_Raw data_
+ + +

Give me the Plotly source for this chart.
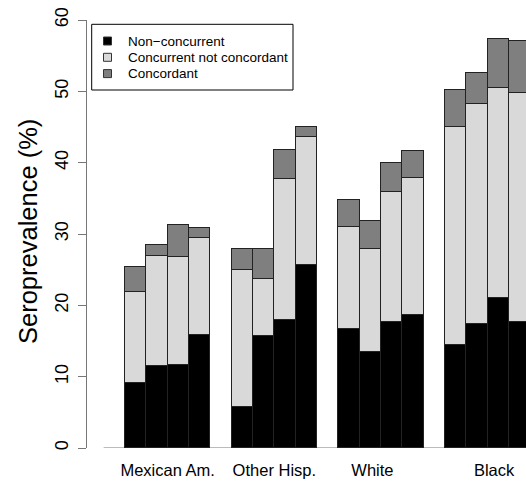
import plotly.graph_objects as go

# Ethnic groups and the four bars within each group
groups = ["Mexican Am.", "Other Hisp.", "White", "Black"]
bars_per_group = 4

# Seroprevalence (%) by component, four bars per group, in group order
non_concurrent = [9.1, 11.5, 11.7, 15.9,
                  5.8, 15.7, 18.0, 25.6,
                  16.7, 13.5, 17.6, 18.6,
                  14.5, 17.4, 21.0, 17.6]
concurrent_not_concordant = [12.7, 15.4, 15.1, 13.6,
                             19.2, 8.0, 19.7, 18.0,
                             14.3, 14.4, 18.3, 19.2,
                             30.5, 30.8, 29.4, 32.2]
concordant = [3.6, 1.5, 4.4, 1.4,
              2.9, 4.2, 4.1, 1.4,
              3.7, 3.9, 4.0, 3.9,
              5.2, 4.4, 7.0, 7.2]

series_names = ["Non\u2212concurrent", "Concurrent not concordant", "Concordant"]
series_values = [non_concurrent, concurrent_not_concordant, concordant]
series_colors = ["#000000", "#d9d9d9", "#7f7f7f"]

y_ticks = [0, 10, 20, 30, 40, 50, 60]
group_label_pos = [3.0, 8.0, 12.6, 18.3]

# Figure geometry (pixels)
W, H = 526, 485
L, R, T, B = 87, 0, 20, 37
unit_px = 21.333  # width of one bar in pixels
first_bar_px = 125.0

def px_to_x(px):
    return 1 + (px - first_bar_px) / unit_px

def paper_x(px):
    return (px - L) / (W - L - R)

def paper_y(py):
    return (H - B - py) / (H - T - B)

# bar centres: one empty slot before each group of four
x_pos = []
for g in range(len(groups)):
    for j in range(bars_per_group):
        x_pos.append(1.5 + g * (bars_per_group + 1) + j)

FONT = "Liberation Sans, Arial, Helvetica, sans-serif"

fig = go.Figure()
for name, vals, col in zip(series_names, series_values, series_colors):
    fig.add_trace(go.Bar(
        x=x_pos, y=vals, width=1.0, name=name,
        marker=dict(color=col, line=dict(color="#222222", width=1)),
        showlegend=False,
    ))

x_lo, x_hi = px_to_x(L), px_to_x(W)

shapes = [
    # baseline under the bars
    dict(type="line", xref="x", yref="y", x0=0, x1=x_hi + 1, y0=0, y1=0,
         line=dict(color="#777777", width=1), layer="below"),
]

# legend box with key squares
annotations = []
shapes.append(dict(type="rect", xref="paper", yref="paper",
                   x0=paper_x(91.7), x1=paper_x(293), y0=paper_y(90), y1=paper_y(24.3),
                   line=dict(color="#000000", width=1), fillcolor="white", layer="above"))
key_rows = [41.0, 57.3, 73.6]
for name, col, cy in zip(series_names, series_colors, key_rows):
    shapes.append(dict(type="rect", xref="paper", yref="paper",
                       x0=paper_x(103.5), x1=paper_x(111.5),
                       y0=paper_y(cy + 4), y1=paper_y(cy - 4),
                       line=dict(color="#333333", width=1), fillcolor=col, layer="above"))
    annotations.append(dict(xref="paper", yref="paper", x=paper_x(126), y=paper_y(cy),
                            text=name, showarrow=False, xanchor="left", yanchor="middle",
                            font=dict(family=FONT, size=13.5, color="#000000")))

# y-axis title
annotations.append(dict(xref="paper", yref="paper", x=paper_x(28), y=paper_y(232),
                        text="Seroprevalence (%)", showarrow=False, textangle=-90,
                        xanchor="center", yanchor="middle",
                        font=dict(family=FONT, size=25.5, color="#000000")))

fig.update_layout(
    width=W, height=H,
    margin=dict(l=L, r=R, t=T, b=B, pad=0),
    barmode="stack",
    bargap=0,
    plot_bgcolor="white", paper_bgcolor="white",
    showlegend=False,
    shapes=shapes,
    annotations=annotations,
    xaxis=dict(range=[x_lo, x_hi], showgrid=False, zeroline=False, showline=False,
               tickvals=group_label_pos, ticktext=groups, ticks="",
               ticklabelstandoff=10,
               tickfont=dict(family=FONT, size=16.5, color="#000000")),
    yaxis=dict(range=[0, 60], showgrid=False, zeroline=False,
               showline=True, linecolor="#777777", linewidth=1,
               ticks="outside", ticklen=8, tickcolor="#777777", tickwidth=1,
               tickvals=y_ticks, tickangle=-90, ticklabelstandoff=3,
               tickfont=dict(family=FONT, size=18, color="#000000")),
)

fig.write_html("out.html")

+ + +

Transcribe the listing above verbatim. Omit the pictures.

Give me the Plotly source for this chart.
import plotly.graph_objects as go

# Ethnic groups and the four bars within each group
groups = ["Mexican Am.", "Other Hisp.", "White", "Black"]
bars_per_group = 4

# Seroprevalence (%) by component, four bars per group, in group order
non_concurrent = [9.1, 11.5, 11.7, 15.9,
                  5.8, 15.7, 18.0, 25.6,
                  16.7, 13.5, 17.6, 18.6,
                  14.5, 17.4, 21.0, 17.6]
concurrent_not_concordant = [12.7, 15.4, 15.1, 13.6,
                             19.2, 8.0, 19.7, 18.0,
                             14.3, 14.4, 18.3, 19.2,
                             30.5, 30.8, 29.4, 32.2]
concordant = [3.6, 1.5, 4.4, 1.4,
              2.9, 4.2, 4.1, 1.4,
              3.7, 3.9, 4.0, 3.9,
              5.2, 4.4, 7.0, 7.2]

series_names = ["Non\u2212concurrent", "Concurrent not concordant", "Concordant"]
series_values = [non_concurrent, concurrent_not_concordant, concordant]
series_colors = ["#000000", "#d9d9d9", "#7f7f7f"]

y_ticks = [0, 10, 20, 30, 40, 50, 60]
group_label_pos = [3.0, 8.0, 12.6, 18.3]

# Figure geometry (pixels)
W, H = 526, 485
L, R, T, B = 87, 0, 20, 37
unit_px = 21.333  # width of one bar in pixels
first_bar_px = 125.0

def px_to_x(px):
    return 1 + (px - first_bar_px) / unit_px

def paper_x(px):
    return (px - L) / (W - L - R)

def paper_y(py):
    return (H - B - py) / (H - T - B)

# bar centres: one empty slot before each group of four
x_pos = []
for g in range(len(groups)):
    for j in range(bars_per_group):
        x_pos.append(1.5 + g * (bars_per_group + 1) + j)

FONT = "Liberation Sans, Arial, Helvetica, sans-serif"

fig = go.Figure()
for name, vals, col in zip(series_names, series_values, series_colors):
    fig.add_trace(go.Bar(
        x=x_pos, y=vals, width=1.0, name=name,
        marker=dict(color=col, line=dict(color="#222222", width=1)),
        showlegend=False,
    ))

x_lo, x_hi = px_to_x(L), px_to_x(W)

shapes = [
    # baseline under the bars
    dict(type="line", xref="x", yref="y", x0=0, x1=x_hi + 1, y0=0, y1=0,
         line=dict(color="#777777", width=1), layer="below"),
]

# legend box with key squares
annotations = []
shapes.append(dict(type="rect", xref="paper", yref="paper",
                   x0=paper_x(91.7), x1=paper_x(293), y0=paper_y(90), y1=paper_y(24.3),
                   line=dict(color="#000000", width=1), fillcolor="white", layer="above"))
key_rows = [41.0, 57.3, 73.6]
for name, col, cy in zip(series_names, series_colors, key_rows):
    shapes.append(dict(type="rect", xref="paper", yref="paper",
                       x0=paper_x(103.5), x1=paper_x(111.5),
                       y0=paper_y(cy + 4), y1=paper_y(cy - 4),
                       line=dict(color="#333333", width=1), fillcolor=col, layer="above"))
    annotations.append(dict(xref="paper", yref="paper", x=paper_x(126), y=paper_y(cy),
                            text=name, showarrow=False, xanchor="left", yanchor="middle",
                            font=dict(family=FONT, size=13.5, color="#000000")))

# y-axis title
annotations.append(dict(xref="paper", yref="paper", x=paper_x(28), y=paper_y(232),
                        text="Seroprevalence (%)", showarrow=False, textangle=-90,
                        xanchor="center", yanchor="middle",
                        font=dict(family=FONT, size=25.5, color="#000000")))

fig.update_layout(
    width=W, height=H,
    margin=dict(l=L, r=R, t=T, b=B, pad=0),
    barmode="stack",
    bargap=0,
    plot_bgcolor="white", paper_bgcolor="white",
    showlegend=False,
    shapes=shapes,
    annotations=annotations,
    xaxis=dict(range=[x_lo, x_hi], showgrid=False, zeroline=False, showline=False,
               tickvals=group_label_pos, ticktext=groups, ticks="",
               ticklabelstandoff=10,
               tickfont=dict(family=FONT, size=16.5, color="#000000")),
    yaxis=dict(range=[0, 60], showgrid=False, zeroline=False,
               showline=True, linecolor="#777777", linewidth=1,
               ticks="outside", ticklen=8, tickcolor="#777777", tickwidth=1,
               tickvals=y_ticks, tickangle=-90, ticklabelstandoff=3,
               tickfont=dict(family=FONT, size=18, color="#000000")),
)

fig.write_html("out.html")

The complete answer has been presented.